Why Teens Need Guidance Before Investing
More teens than ever are jumping into investing. Mobile apps make it easy, and social media hype around crypto and meme stocks keeps the curiosity going. A recent Wall Street Journal article highlights this trend, and while the enthusiasm is great, there's a real risk when teens invest without guidance.
At UNest, we think curiosity is a fantastic first step. But structure and support are what turn that interest into real, lasting financial health.
The Risk of Going It Alone
Many teens are trading stocks and crypto through apps that make it feel like a game. Some are investing before they understand how markets actually work or the risks that come with speculation.
Without a framework, teens end up chasing hype instead of learning fundamentals. And losses at this age can shake their financial confidence for years.
UTMA Accounts Provide Real Guardrails
Custodial UTMA accounts let parents or caregivers invest on behalf of their children while keeping oversight in place. Teens get real-world experience with investing, but in a way that avoids the pitfalls of emotional or high-risk trading.
They can learn about consistent deposits, diversification, and long-term thinking. They can ask questions, track their account, and set goals. All with a parent right there to guide the conversation.
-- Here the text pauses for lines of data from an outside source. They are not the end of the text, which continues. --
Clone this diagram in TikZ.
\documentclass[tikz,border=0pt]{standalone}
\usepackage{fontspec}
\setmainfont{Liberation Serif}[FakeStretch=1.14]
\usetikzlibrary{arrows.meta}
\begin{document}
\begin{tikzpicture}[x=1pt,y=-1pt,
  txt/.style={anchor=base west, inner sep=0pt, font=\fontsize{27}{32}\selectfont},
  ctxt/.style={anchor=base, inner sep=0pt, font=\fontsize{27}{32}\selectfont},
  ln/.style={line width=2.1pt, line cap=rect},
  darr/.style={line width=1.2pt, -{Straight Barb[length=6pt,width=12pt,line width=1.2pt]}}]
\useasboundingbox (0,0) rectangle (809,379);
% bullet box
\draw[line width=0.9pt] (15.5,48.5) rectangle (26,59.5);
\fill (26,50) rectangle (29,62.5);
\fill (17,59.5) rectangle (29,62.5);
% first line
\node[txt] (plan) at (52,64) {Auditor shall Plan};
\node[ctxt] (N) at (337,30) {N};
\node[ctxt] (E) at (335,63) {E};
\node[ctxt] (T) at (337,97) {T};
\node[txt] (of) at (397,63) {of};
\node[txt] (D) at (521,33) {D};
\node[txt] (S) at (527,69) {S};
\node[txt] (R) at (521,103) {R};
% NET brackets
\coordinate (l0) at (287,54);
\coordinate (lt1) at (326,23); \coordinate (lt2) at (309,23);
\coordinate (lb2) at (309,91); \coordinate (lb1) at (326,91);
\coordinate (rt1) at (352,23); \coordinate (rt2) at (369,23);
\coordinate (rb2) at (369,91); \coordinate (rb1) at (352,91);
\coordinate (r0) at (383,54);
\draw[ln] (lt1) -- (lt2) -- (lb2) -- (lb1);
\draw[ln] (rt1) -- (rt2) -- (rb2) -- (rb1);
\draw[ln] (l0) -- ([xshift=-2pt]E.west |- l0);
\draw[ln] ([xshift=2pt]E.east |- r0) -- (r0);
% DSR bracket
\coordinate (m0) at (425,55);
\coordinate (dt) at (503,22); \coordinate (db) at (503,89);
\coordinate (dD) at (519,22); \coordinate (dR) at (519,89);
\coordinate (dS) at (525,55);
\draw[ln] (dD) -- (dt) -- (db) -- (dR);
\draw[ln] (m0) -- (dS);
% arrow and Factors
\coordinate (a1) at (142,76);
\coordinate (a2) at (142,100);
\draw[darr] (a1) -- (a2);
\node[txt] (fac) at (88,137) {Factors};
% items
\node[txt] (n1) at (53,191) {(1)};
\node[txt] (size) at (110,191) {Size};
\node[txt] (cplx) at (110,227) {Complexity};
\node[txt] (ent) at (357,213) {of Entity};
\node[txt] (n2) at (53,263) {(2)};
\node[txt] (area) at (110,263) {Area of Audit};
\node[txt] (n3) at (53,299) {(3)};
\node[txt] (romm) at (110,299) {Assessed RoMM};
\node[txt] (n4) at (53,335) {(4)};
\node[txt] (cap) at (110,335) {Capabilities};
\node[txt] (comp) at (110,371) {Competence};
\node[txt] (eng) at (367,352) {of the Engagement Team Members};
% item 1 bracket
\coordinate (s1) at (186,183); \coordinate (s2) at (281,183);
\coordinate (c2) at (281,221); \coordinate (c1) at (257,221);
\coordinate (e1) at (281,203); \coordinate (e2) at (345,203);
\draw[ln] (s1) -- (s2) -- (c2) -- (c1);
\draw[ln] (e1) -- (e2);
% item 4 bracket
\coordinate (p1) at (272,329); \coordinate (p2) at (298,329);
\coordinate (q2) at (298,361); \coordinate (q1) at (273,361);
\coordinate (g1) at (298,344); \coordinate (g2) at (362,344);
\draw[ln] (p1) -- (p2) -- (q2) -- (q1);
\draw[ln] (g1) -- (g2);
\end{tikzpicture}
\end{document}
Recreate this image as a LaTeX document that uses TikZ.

Financial Literacy Starts at Home
Investing should be more than opening an app and following trends. It should be about learning how to build wealth over time. A UTMA account is a powerful teaching tool for that.
Parents can involve their teen in discussions about what ETFs are, how compounding works, and why patience matters. These lessons carry forward into adulthood and give teens the confidence to make smart choices with their own money later.
Building Long-Term Wealth Together
Teens shouldn't be discouraged from investing. They just need structure, education, and support. That's exactly why UNest exists: to help families build long-term financial strength, one small investment at a time.